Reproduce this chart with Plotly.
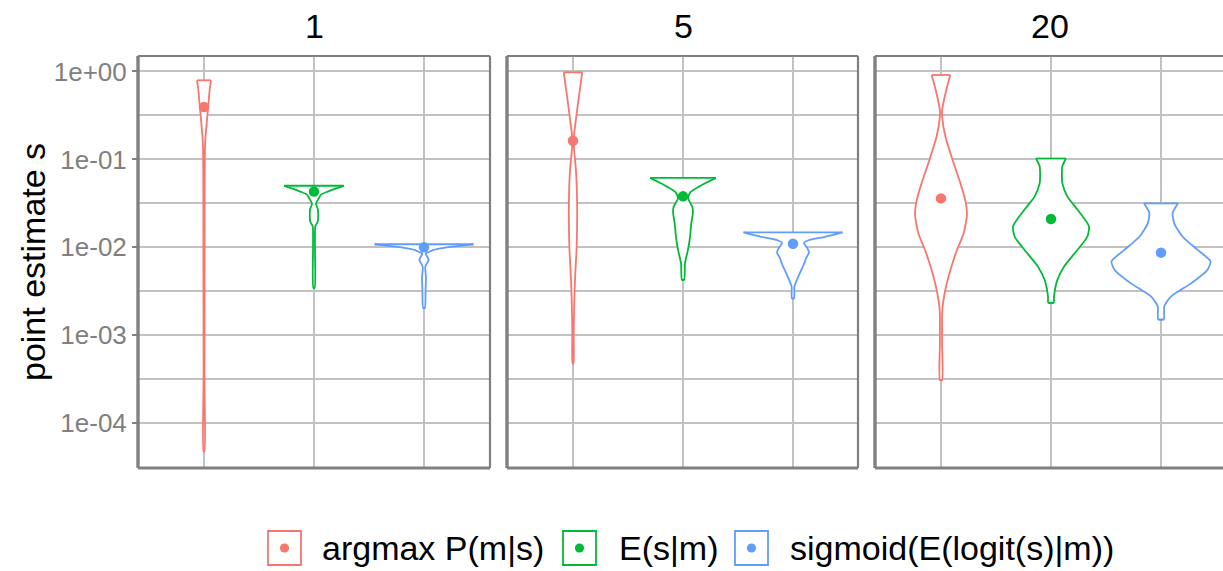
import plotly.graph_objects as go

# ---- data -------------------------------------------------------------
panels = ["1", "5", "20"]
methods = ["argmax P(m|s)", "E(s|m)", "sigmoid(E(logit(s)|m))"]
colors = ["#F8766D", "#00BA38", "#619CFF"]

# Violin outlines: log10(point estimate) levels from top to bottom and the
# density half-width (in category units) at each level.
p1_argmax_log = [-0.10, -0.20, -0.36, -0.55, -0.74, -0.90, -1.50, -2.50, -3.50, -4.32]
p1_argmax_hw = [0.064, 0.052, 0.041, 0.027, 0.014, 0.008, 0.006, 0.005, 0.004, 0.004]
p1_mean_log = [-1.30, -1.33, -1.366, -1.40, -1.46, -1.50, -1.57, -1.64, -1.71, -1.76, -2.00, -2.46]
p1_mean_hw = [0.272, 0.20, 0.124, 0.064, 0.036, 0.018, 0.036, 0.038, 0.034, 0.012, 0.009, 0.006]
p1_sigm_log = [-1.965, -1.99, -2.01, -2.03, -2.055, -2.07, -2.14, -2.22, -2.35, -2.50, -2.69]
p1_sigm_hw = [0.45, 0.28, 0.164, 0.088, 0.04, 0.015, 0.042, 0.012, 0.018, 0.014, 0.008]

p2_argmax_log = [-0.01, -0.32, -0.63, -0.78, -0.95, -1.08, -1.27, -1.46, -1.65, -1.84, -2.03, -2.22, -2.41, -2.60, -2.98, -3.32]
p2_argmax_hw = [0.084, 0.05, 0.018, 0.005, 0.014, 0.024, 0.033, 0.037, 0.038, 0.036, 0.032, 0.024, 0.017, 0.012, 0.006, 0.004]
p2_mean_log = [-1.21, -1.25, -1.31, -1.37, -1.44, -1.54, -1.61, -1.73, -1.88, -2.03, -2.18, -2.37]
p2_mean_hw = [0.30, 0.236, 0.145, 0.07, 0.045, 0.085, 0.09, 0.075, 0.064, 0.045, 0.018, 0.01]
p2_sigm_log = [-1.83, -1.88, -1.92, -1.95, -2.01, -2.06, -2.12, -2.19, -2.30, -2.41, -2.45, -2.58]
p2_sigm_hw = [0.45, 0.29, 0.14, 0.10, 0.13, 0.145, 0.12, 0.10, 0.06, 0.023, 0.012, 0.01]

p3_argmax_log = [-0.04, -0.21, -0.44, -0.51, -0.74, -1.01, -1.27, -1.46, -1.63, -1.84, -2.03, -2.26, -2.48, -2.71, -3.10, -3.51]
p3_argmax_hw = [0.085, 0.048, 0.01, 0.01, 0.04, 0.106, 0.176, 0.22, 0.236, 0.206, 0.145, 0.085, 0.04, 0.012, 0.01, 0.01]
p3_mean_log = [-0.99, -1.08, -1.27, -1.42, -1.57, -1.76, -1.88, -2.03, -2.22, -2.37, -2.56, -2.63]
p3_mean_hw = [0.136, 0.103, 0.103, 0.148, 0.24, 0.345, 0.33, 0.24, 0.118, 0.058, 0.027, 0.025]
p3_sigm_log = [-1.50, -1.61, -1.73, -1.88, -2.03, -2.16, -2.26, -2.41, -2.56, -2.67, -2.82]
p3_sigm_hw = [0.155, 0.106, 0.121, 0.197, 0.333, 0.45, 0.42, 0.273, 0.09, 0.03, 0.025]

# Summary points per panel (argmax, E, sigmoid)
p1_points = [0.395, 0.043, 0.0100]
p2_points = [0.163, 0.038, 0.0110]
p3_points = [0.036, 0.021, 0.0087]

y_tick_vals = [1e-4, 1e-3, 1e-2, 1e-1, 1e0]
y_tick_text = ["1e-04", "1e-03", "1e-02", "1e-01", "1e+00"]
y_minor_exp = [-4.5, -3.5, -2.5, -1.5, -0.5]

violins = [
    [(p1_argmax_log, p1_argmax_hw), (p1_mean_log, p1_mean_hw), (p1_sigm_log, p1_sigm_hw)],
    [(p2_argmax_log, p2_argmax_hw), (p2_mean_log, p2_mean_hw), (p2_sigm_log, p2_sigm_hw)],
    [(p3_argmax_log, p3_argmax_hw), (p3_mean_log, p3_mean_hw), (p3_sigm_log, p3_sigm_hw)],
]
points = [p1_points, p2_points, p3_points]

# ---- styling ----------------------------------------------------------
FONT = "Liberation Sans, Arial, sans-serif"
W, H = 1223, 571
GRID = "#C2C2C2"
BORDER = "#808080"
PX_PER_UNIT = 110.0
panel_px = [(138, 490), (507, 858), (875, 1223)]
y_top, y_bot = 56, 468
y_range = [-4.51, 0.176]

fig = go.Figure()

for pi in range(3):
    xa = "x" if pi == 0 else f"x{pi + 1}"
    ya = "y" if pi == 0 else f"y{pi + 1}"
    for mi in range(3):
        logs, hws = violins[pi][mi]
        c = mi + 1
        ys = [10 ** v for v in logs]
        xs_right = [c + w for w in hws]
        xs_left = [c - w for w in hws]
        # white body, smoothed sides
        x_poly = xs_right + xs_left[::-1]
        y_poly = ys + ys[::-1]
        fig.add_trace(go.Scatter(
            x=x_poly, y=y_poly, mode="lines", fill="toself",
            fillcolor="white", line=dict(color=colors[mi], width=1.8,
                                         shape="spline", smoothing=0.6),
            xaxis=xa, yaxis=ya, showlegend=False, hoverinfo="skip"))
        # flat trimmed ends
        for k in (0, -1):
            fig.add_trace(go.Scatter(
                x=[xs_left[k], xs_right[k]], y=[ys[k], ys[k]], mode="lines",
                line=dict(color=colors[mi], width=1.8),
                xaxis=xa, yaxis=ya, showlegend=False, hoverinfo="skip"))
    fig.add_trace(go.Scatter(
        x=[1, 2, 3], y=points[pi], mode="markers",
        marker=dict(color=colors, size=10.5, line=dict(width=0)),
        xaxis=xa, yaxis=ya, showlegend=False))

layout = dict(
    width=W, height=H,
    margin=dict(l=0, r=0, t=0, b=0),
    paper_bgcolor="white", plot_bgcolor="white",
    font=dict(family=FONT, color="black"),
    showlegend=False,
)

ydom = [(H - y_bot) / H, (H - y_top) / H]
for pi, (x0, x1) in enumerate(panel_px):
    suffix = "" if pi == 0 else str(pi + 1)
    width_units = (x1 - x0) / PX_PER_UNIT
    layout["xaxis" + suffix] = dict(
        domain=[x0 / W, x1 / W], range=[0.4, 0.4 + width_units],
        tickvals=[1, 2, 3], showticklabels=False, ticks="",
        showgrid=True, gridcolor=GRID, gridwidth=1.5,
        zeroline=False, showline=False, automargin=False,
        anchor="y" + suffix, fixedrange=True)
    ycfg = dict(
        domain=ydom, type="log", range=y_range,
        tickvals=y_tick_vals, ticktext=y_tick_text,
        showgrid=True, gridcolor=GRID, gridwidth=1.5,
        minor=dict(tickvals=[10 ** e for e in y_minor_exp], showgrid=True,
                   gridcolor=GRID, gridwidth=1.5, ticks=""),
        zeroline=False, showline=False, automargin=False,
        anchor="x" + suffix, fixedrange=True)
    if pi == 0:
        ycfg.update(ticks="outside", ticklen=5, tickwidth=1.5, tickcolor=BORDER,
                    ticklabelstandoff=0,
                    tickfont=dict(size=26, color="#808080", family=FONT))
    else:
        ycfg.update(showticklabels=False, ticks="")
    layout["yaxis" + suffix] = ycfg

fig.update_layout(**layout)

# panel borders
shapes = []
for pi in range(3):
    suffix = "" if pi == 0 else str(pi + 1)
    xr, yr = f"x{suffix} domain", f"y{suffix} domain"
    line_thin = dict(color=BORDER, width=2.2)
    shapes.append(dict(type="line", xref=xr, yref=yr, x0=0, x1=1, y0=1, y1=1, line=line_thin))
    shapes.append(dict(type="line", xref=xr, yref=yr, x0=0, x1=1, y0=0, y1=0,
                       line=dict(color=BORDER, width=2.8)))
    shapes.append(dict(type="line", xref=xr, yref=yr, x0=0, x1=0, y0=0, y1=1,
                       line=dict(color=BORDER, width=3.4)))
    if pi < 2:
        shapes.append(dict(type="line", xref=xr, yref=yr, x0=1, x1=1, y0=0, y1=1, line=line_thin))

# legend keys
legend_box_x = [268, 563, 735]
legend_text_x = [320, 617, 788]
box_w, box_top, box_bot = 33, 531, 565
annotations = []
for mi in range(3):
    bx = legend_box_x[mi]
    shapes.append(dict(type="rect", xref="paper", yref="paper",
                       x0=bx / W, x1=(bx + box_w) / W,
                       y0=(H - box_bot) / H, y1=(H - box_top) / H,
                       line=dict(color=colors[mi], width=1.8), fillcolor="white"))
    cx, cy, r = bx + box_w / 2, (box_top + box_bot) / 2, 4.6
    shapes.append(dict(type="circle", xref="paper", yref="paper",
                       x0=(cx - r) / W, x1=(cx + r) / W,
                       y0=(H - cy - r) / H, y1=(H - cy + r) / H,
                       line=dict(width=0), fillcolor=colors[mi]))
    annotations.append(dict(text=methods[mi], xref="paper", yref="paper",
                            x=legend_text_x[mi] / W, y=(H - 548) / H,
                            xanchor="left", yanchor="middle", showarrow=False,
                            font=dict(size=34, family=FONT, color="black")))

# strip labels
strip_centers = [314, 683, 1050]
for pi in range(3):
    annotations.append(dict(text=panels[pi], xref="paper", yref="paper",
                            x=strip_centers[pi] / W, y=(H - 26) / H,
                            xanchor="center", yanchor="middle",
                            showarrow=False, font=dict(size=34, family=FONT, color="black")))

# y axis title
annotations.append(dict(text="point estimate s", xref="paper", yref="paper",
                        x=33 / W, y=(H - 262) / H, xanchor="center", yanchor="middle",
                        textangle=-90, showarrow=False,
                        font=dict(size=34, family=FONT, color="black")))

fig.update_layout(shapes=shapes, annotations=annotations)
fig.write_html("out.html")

════════════════

Give again, exactly, the lines from the start of the data through the one holding "0.018, 0.014, 0.008]"; omit the pictures.

Reproduce this chart with Plotly.
import plotly.graph_objects as go

# ---- data -------------------------------------------------------------
panels = ["1", "5", "20"]
methods = ["argmax P(m|s)", "E(s|m)", "sigmoid(E(logit(s)|m))"]
colors = ["#F8766D", "#00BA38", "#619CFF"]

# Violin outlines: log10(point estimate) levels from top to bottom and the
# density half-width (in category units) at each level.
p1_argmax_log = [-0.10, -0.20, -0.36, -0.55, -0.74, -0.90, -1.50, -2.50, -3.50, -4.32]
p1_argmax_hw = [0.064, 0.052, 0.041, 0.027, 0.014, 0.008, 0.006, 0.005, 0.004, 0.004]
p1_mean_log = [-1.30, -1.33, -1.366, -1.40, -1.46, -1.50, -1.57, -1.64, -1.71, -1.76, -2.00, -2.46]
p1_mean_hw = [0.272, 0.20, 0.124, 0.064, 0.036, 0.018, 0.036, 0.038, 0.034, 0.012, 0.009, 0.006]
p1_sigm_log = [-1.965, -1.99, -2.01, -2.03, -2.055, -2.07, -2.14, -2.22, -2.35, -2.50, -2.69]
p1_sigm_hw = [0.45, 0.28, 0.164, 0.088, 0.04, 0.015, 0.042, 0.012, 0.018, 0.014, 0.008]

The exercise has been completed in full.